Schoolboy Brooks makes it clear today that the American political Right never did want integration after all, decades of sanctimonious protest notwithstanding.
You'll recall that the Supreme Court's recent decision in the Seattle and Louisville cases banned the use of race in the pursuit of racial integration. Today Brooks unleashes all the phony sorrowfulness of which he is capable, covering world history in two hundred words while shedding crocodile tears over his claim that human nature wants to live in homogeneous groups.
It is more accurate to say that most white Americans want to live in homogeneous groups. The more "conservative" you are, the more likely you are to desire overwhelming white environments, judging by the historical evidence of conservative hostility to every single stage of the civil rights movement in this century and the last. Remember in the second Austin Powers film where Scott tries to talk back to his dad Dr. Evil and Dr. Evil blocks every sentence, then the first word, then the first syllable, then the first tiny sound? Brooks's Dr. Evil is so in charge he doesn't even have to interrupt anymore.

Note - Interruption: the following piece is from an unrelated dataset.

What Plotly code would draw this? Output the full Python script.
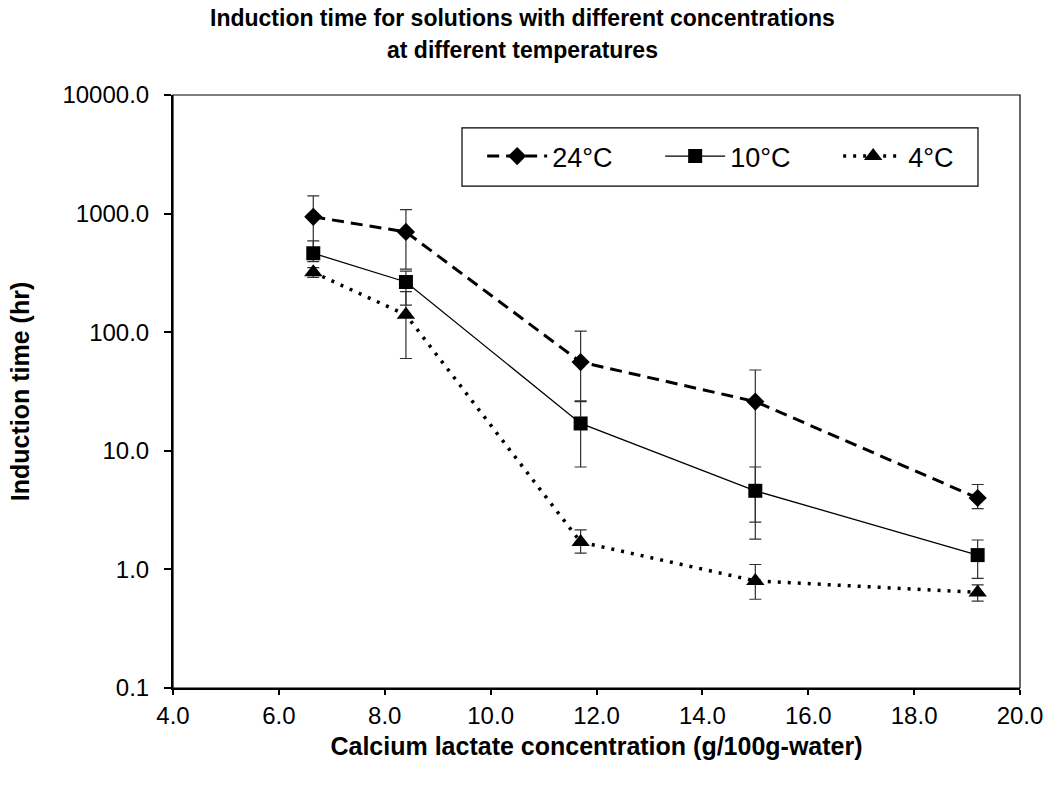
import plotly.graph_objects as go

# Calcium lactate concentration (g/100g-water)
conc = [6.65, 8.4, 11.7, 15.0, 19.2]

# Mean induction times (hr) and error bar half-widths per temperature
t24 = [940, 700, 56, 26, 4.0]
t24_plus = [470, 380, 46, 22, 1.2]
t24_minus = [470, 360, 30, 23.5, 0.75]

t10 = [463, 265, 17, 4.6, 1.32]
t10_plus = [125, 62, 9.4, 2.7, 0.45]
t10_minus = [70, 96, 9.7, 2.8, 0.48]

t4 = [320, 140, 1.7, 0.8, 0.64]
t4_plus = [30, 80, 0.45, 0.3, 0.1]
t4_minus = [30, 80, 0.33, 0.24, 0.1]

y_ticks = [0.1, 1, 10, 100, 1000, 10000]
y_tick_text = ["0.1", "1.0", "10.0", "100.0", "1000.0", "10000.0"]
x_ticks = [4, 6, 8, 10, 12, 14, 16, 18, 20]

FONT = "Liberation Sans, Arial, sans-serif"


def err(plus, minus):
    return dict(type="data", symmetric=False, array=plus, arrayminus=minus,
                color="#303030", thickness=1.2, width=6)


fig = go.Figure()
fig.add_trace(go.Scatter(
    x=conc, y=t24, name="24°C", mode="lines+markers",
    line=dict(color="black", width=3, dash="12px,7px"),
    marker=dict(symbol="diamond", size=14, color="black"),
    error_y=err(t24_plus, t24_minus)))
fig.add_trace(go.Scatter(
    x=conc, y=t10, name="10°C", mode="lines+markers",
    line=dict(color="black", width=1.3),
    marker=dict(symbol="square", size=14, color="black"),
    error_y=err(t10_plus, t10_minus)))
fig.add_trace(go.Scatter(
    x=conc, y=t4, name="4°C", mode="lines+markers",
    line=dict(color="black", width=3.5, dash="3px,7px"),
    marker=dict(symbol="triangle-up", size=16, color="black"),
    error_y=err(t4_plus, t4_minus)))

fig.update_layout(
    width=1047, height=790,
    margin=dict(l=173, r=27, t=95, b=102),
    paper_bgcolor="white", plot_bgcolor="white",
    font=dict(family=FONT, color="black"),
    showlegend=True,
    legend=dict(
        orientation="h", x=0.365, y=0.9376, xanchor="left", yanchor="top",
        borderwidth=0, bgcolor="rgba(0,0,0,0)",
        font=dict(size=27, family=FONT), itemwidth=60, entrywidth=103,
        traceorder="normal"),
    xaxis=dict(
        range=[4, 20], tickvals=x_ticks, tickformat=".1f", automargin=False,
        showline=True, linecolor="black", linewidth=2,
        ticks="outside", ticklen=5, tickcolor="black", tickwidth=1.5,
        showgrid=False, zeroline=False,
        tickfont=dict(size=24, family=FONT),
        title=dict(text="<b>Calcium lactate concentration (g/100g-water)</b>",
                   font=dict(size=25, family=FONT), standoff=10)),
    yaxis=dict(
        type="log", range=[-1, 4], tickvals=y_ticks, ticktext=y_tick_text,
        automargin=False,
        showline=True, linecolor="black", linewidth=2,
        ticks="outside", ticklen=7, tickcolor="black", tickwidth=1.5,
        ticklabelstandoff=10,
        showgrid=False, zeroline=False,
        tickfont=dict(size=24, family=FONT),
        title=dict(text="<b>Induction time (hr)</b>",
                   font=dict(size=25, family=FONT), standoff=26)),
    shapes=[
        # plot-area frame
        dict(type="rect", xref="paper", yref="paper", x0=0, y0=0, x1=1, y1=1,
             line=dict(color="black", width=1.2), layer="above"),
        # legend frame
        dict(type="rect", xref="paper", yref="paper",
             x0=0.3412, x1=0.9504, y0=0.8465, y1=0.9444,
             line=dict(color="black", width=1.2), fillcolor="white", layer="below"),
    ],
    annotations=[
        dict(text="<b>Induction time for solutions with different concentrations</b>",
             xref="paper", yref="paper", x=0.413, y=1.1298,
             xanchor="center", yanchor="middle", showarrow=False,
             font=dict(size=23, family=FONT)),
        dict(text="<b>at different temperatures</b>",
             xref="paper", yref="paper", x=0.413, y=1.0759,
             xanchor="center", yanchor="middle", showarrow=False,
             font=dict(size=23, family=FONT)),
    ],
)

fig.write_html("out.html")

Brooks' permanent job is to make conservative preferences look like human nature and laws of physics, and this piece is a case in point. For years conservatives said they were just defending individual rights, and said they loved integration, said they were anti-racist, said there was no evidence that resegregation was happening, said their insistence on colorblindess wasn't causing it even if it did exist, said the best way to end racism was to stop using the category race. Now they can drop the facade. Brooks in effect confesses that they didn't want integration at all (while saying he's sorry the "dream" of integration has died). Unable to resist his normal hypocritical piety, Brooks says integration's death is just the way the world is, as opposed to the way conservatives said it outta be over and over while they tirelessly organized against every generation of racial remedy in each of the last fifteen generations.
I've also posted my own analysis of the Breyer dissent. I think Breyer offered a profound attack on the fundamental empirical and legal claims of the conservative "colorblindness" position. Anti-racists should be rallying right now, and his dissent could help. Are we really this apathetic? Failure to fix the racial divide in this century, like we did in all the other ones, is going to wreck all of our societies, as it already is.